Why an Open Market Won’t Repair American Health Care


AN AMERICAN SICKNESS
How Healthcare Became Big Business and How You Can Take It Back
By Elisabeth Rosenthal
406 pp. Penguin Press. $28.

A few years back, the future of American health policy appeared to hinge on how similar medical care was to broccoli. It was March 2012, and the Affordable Care Act (a.k.a. Obamacare) was before the Supreme Court. Justice Antonin Scalia zeroed in on its controversial requirement that all Americans purchase health insurance. Yes, everybody needs health care, Scalia conceded, but everybody needs food too. If the government could make people buy insurance, why couldn’t it “make people buy broccoli”?

The Affordable Care Act survived, of course — though not before a fractured court made the expansion of Medicaid optional, leaving millions of poorer Americans without its promised benefits. But the question Justice Scalia asked remains at the heart of a debate that has only intensified since: Why is health care different? Why does it create so much more anxiety and expense, heartache and hardship, than does buying broccoli — or cars or computers or the countless other things Americans routinely purchase each day?

For those leading the charge to roll back the 2010 law, the question has a one-word answer: government. President Trump’s point man on health policy, the former congressman (and ultrawealthy orthopedic surgeon) Tom Price, has said that “nothing has had a greater negative effect on the delivery of health care than the federal government’s intrusion into medicine through Medicare.” Senator Rand Paul (another surgeon) and House Speaker Paul Ryan have claimed that the affordability of Lasik eye surgery — generally not covered by health insurance — shows that a much freer health care market would be much less expensive. Their idea of “reform” is to cut back public and private insurance so consumers have “more skin in the game” and thus shop more wisely.

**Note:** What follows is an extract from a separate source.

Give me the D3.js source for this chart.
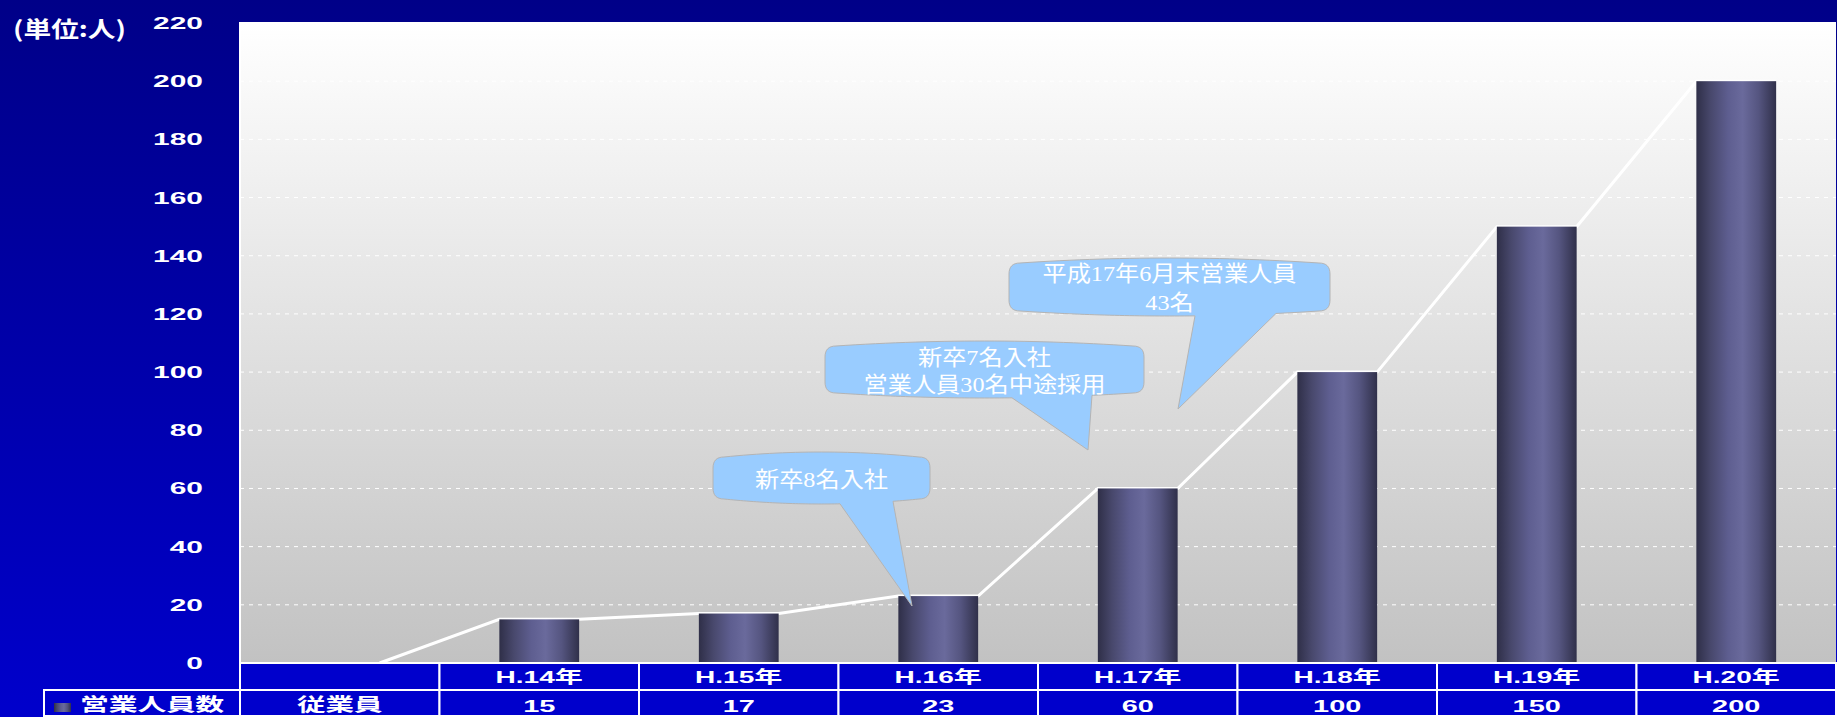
<!DOCTYPE html>
<html>
<head>
<meta charset="utf-8" />
<script src="https://d3js.org/d3.v7.min.js"></script>
<style>
    body { margin: 0; background: #0000a0; }
    text { fill: #fff; }
    .lbl { font-family: "Liberation Sans", "Noto Sans CJK JP", sans-serif; font-weight: bold; font-size: 17px; }
    .cjk { font-family: "Liberation Sans", "Noto Sans CJK JP", sans-serif; font-weight: bold; font-size: 18px; }
    .unit { font-family: "Noto Sans CJK JP", sans-serif; font-weight: bold; font-size: 22px; }
    .note { font-family: "Liberation Serif", "Noto Sans CJK JP", serif; font-size: 22px; }
</style>
</head>
<body>
<svg id="chart" width="1837" height="717"></svg>
<script>
var categories = ["H.14年", "H.15年", "H.16年", "H.17年", "H.18年", "H.19年", "H.20年"];
var staff = [15, 17, 23, 60, 100, 150, 200];
var yTicks = [0, 20, 40, 60, 80, 100, 120, 140, 160, 180, 200, 220];
var seriesName = "営業人員数";
var rowHeader = "従業員";
var unitLabel = "(単位:人)";
var noteTexts = [
    ["新卒8名入社"],
    ["新卒7名入社", "営業人員30名中途採用"],
    ["平成17年6月末営業人員", "43名"]
];

// callout layout (pixels): box, pointer base, pointer tip, text baselines
var noteLayout = [
    {x0: 713, x1: 930, y0: 452, y1: 504, b0: 840, b1: 893, tx: 912, ty: 606, base: [487]},
    {x0: 825, x1: 1144, y0: 341, y1: 398, b0: 1012, b1: 1092, tx: 1088, ty: 450, base: [365, 392]},
    {x0: 1009, x1: 1330, y0: 258, y1: 316, b0: 1195, b1: 1276, tx: 1178, ty: 409, base: [281, 310]}
];

var W = 1837, H = 717;
var plotL = 240, plotR = 1836, plotT = 23, plotB = 663;
var row1B = 690, row2B = 716, tableL = 44;

var svg = d3.select("#chart");
var defs = svg.append("defs");

var bg = defs.append("linearGradient").attr("id", "bg").attr("x1", 0).attr("y1", 0).attr("x2", 0).attr("y2", 1);
bg.append("stop").attr("offset", "0%").attr("stop-color", "#000088");
bg.append("stop").attr("offset", "100%").attr("stop-color", "#0000cc");

var pg = defs.append("linearGradient").attr("id", "plotbg").attr("x1", 0).attr("y1", 0).attr("x2", 0).attr("y2", 1);
pg.append("stop").attr("offset", "0%").attr("stop-color", "#ffffff");
pg.append("stop").attr("offset", "100%").attr("stop-color", "#c2c2c2");

var barg = defs.append("linearGradient").attr("id", "barg").attr("x1", 0).attr("y1", 0).attr("x2", 1).attr("y2", 0);
[["0%", "#2f2f48"], ["18%", "#48486c"], ["40%", "#5e5e90"], ["58%", "#6a6a9c"], ["78%", "#555580"], ["100%", "#30304a"]]
    .forEach(function(s) { barg.append("stop").attr("offset", s[0]).attr("stop-color", s[1]); });

svg.append("rect").attr("width", W).attr("height", H).attr("fill", "url(#bg)");

var x = d3.scaleBand().domain([""].concat(categories)).range([plotL, plotR]);
var y = d3.scaleLinear().domain([0, 220]).range([plotB, plotT]);
var bw = x.bandwidth() * 0.4;

function stretch(t, k, anchor, px) {
    var L = t.node().getComputedTextLength();
    var w = L * k;
    var x0 = anchor === "middle" ? px - w / 2 : anchor === "end" ? px - w : px;
    t.attr("x", x0).attr("textLength", w).attr("lengthAdjust", "spacingAndGlyphs");
}

// plot area
svg.append("rect").attr("x", plotL).attr("y", plotT - 1).attr("width", plotR - plotL).attr("height", plotB - plotT + 1)
    .attr("fill", "url(#plotbg)");

svg.append("g").selectAll("line").data(yTicks.filter(function(d) { return d > 0; }))
    .enter().append("line")
    .attr("x1", plotL).attr("x2", plotR)
    .attr("y1", function(d) { return y(d); }).attr("y2", function(d) { return y(d); })
    .attr("stroke", "#fff").attr("stroke-width", 1).attr("stroke-dasharray", "4,5");

svg.append("line").attr("x1", plotL).attr("x2", plotL).attr("y1", plotT - 1).attr("y2", row2B)
    .attr("stroke", "#fff").attr("stroke-width", 2);

// y labels
svg.append("g").selectAll("text").data(yTicks).enter().append("text")
    .attr("class", "lbl")
    .attr("y", function(d) { return y(d) + 6; })
    .text(function(d) { return d; })
    .each(function() { stretch(d3.select(this), 1.76, "end", 203); });

var unit = svg.append("text").attr("class", "unit").attr("y", 37).text(unitLabel);
stretch(unit, 113 / unit.node().getComputedTextLength(), "start", 13);

// trend line through bar top corners
var pts = [[x("") + x.bandwidth() / 2 + bw / 2, y(0)]];
categories.forEach(function(c, i) {
    var cx = x(c) + x.bandwidth() / 2;
    pts.push([cx - bw / 2, y(staff[i])], [cx + bw / 2, y(staff[i])]);
});
svg.append("path").attr("d", d3.line()(pts)).attr("fill", "none").attr("stroke", "#fff").attr("stroke-width", 3);

// bars
svg.append("g").selectAll("rect").data(staff).enter().append("rect")
    .attr("x", function(d, i) { return x(categories[i]) + x.bandwidth() / 2 - bw / 2; })
    .attr("y", function(d) { return y(d); })
    .attr("width", bw)
    .attr("height", function(d) { return plotB - y(d); })
    .attr("fill", "url(#barg)");

// callouts
function quad(p0, p1, p2, n) {
    var out = [];
    for (var i = 0; i <= n; i++) {
        var t = i / n, a = (1 - t) * (1 - t), b = 2 * t * (1 - t), c = t * t;
        out.push([a * p0[0] + b * p1[0] + c * p2[0], a * p0[1] + b * p1[1] + c * p2[1]]);
    }
    return out;
}
function bubble(L) {
    var r = 11, d = 5, xm = (L.x0 + L.x1) / 2;
    var p = [];
    p = p.concat(quad([L.x0, L.y0 + d + r], [L.x0, L.y0 + d], [L.x0 + r, L.y0 + d], 8));
    p = p.concat(quad([L.x0 + r, L.y0 + d], [xm, L.y0 - d], [L.x1 - r, L.y0 + d], 30));
    p = p.concat(quad([L.x1 - r, L.y0 + d], [L.x1, L.y0 + d], [L.x1, L.y0 + d + r], 8));
    p = p.concat(quad([L.x1, L.y1 - d - r], [L.x1, L.y1 - d], [L.x1 - r, L.y1 - d], 8));
    var bottom = quad([L.x1 - r, L.y1 - d], [xm, L.y1 + d], [L.x0 + r, L.y1 - d], 60);
    function yb(px) {
        var t = (L.x1 - r - px) / (L.x1 - L.x0 - 2 * r);
        return L.y1 - d + 4 * d * t * (1 - t);
    }
    var done = false;
    bottom.forEach(function(q) {
        if (q[0] > L.b1 || q[0] < L.b0) { p.push(q); }
        else if (!done) {
            p.push([L.b1, yb(L.b1)], [L.tx, L.ty], [L.b0, yb(L.b0)]);
            done = true;
        }
    });
    p = p.concat(quad([L.x0 + r, L.y1 - d], [L.x0, L.y1 - d], [L.x0, L.y1 - d - r], 8));
    return d3.line()(p) + "Z";
}

noteTexts.forEach(function(lines, i) {
    var L = noteLayout[i];
    var g = svg.append("g");
    g.append("path").attr("d", bubble(L)).attr("fill", "#99ccff").attr("stroke", "#b4b4b4").attr("stroke-width", 1);
    lines.forEach(function(s, j) {
        var t = g.append("text").attr("class", "note").attr("y", L.base[j]).text(s);
        stretch(t, 1.1, "middle", (L.x0 + L.x1) / 2);
    });
});

// data table
var cells = svg.append("g");
var bandsAll = [""].concat(categories);
bandsAll.forEach(function(c) {
    cells.append("rect").attr("x", x(c)).attr("y", plotB).attr("width", x.bandwidth()).attr("height", row1B - plotB)
        .attr("fill", "#0000cc").attr("stroke", "#fff").attr("stroke-width", 2);
    cells.append("rect").attr("x", x(c)).attr("y", row1B).attr("width", x.bandwidth()).attr("height", row2B - row1B)
        .attr("fill", "#0000cc").attr("stroke", "#fff").attr("stroke-width", 2);
});
cells.append("rect").attr("x", tableL).attr("y", row1B).attr("width", plotL - tableL).attr("height", row2B - row1B)
    .attr("fill", "#0000cc").attr("stroke", "#fff").attr("stroke-width", 2);

categories.forEach(function(c, i) {
    var cx = x(c) + x.bandwidth() / 2;
    var t1 = svg.append("text").attr("class", "lbl").attr("y", 683).text(c);
    stretch(t1, 1.65, "middle", cx);
    var t2 = svg.append("text").attr("class", "lbl").attr("y", 712).text(staff[i]);
    stretch(t2, 1.7, "middle", cx);
});

var rh = svg.append("text").attr("class", "cjk").attr("y", 711).text(rowHeader);
stretch(rh, 1.58, "middle", x("") + x.bandwidth() / 2);

svg.append("rect").attr("x", 54).attr("y", 703).attr("width", 17).attr("height", 9).attr("fill", "url(#barg)");
var sn = svg.append("text").attr("class", "cjk").attr("y", 711).text(seriesName);
stretch(sn, 1.6, "start", 80);
</script>
</body>
</html>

The physician-turned-journalist Elisabeth Rosenthal offers a very different answer in her eye-opening “An American Sickness.” Rosenthal — formerly a reporter for The New York Times, now the editor in chief of the nonprofit Kaiser Health News — is best known for a prizewinning series of articles, “Paying Till It Hurts.” In them, Rosenthal chronicled the seemingly endless pathologies of America’s medical-industrial complex, from prescription drugs that grew more costly as they became more dated to hip-replacement surgery so expensive it was cheaper for a patient to fly to a hospital in Belgium.

Rosenthal thinks the health care market is different, and she sums up these differences as the “economic rules of the dysfunctional medical market.” There are 10 — some obvious (No. 9: “There’s money to be made in billing for anything and everything”); some humorous (No. 2: “A lifetime of treatment is preferable to a cure”) — but No. 10 is the big one: “Prices will rise to whatever the market will bear.” To Rosenthal, that’s the answer to Scalia’s question. The health care market doesn’t work like other markets because “what the market will bear” is vastly greater than what a well-functioning market should bear. As Rosenthal describes American health care, it’s not really a market; it’s more like a protection racket — tolerated only because so many different institutions are chipping in to cover the extortionary bill and because, ultimately, it’s our lives that are on the line.

Consider the epicenter of America’s cost crisis: the once humble hospital. Thanks in part to hit TV shows, we think of hospitals as public-spirited pillars of local communities. Yet while most are legally classified as nonprofits, they are also very big businesses, maximizing surpluses that can be plowed into rising salaries and relentless expansion even when they are not earning profits or remunerating shareholders. And they have grown much bigger and more businesslike over time.

Rosenthal tells the story of Providence Portland Medical Center, a Northwest hospital system founded by nuns. Four decades ago, its operational hub in Portland, Ore., consisted of two modest hospitals: Providence and St. Vincent. As it happens, my mother was a nurse at St. Vincent for more than half those years, and thus had a front-row seat as Providence transformed from a Catholic charity into one of the nation’s largest nonprofit hospital systems, with annual revenues of $14 billion in 2015.

Along the way, Providence jettisoned most of its original mission, replacing nuns with number crunchers. Once run mainly by doctors, it filled its growing bureaucracy with professional coders capable of gaming insurance-reimbursement rules to extract maximum revenue. Meanwhile, Providence stopped paying doctors as staff and reclassified them as independent contractors (though not so independent they could skip a “charm school” designed by its marketers). Yet even as its C.E.O. earned more than $4 million, Providence touted itself as a “not-for-profit Catholic health care ministry” upholding the “tradition of caring” started by the nuns (now listed as “sponsors” in promotional materials). Rosenthal sums up the result as “a weird mix of Mother Teresa and Goldman Sachs.”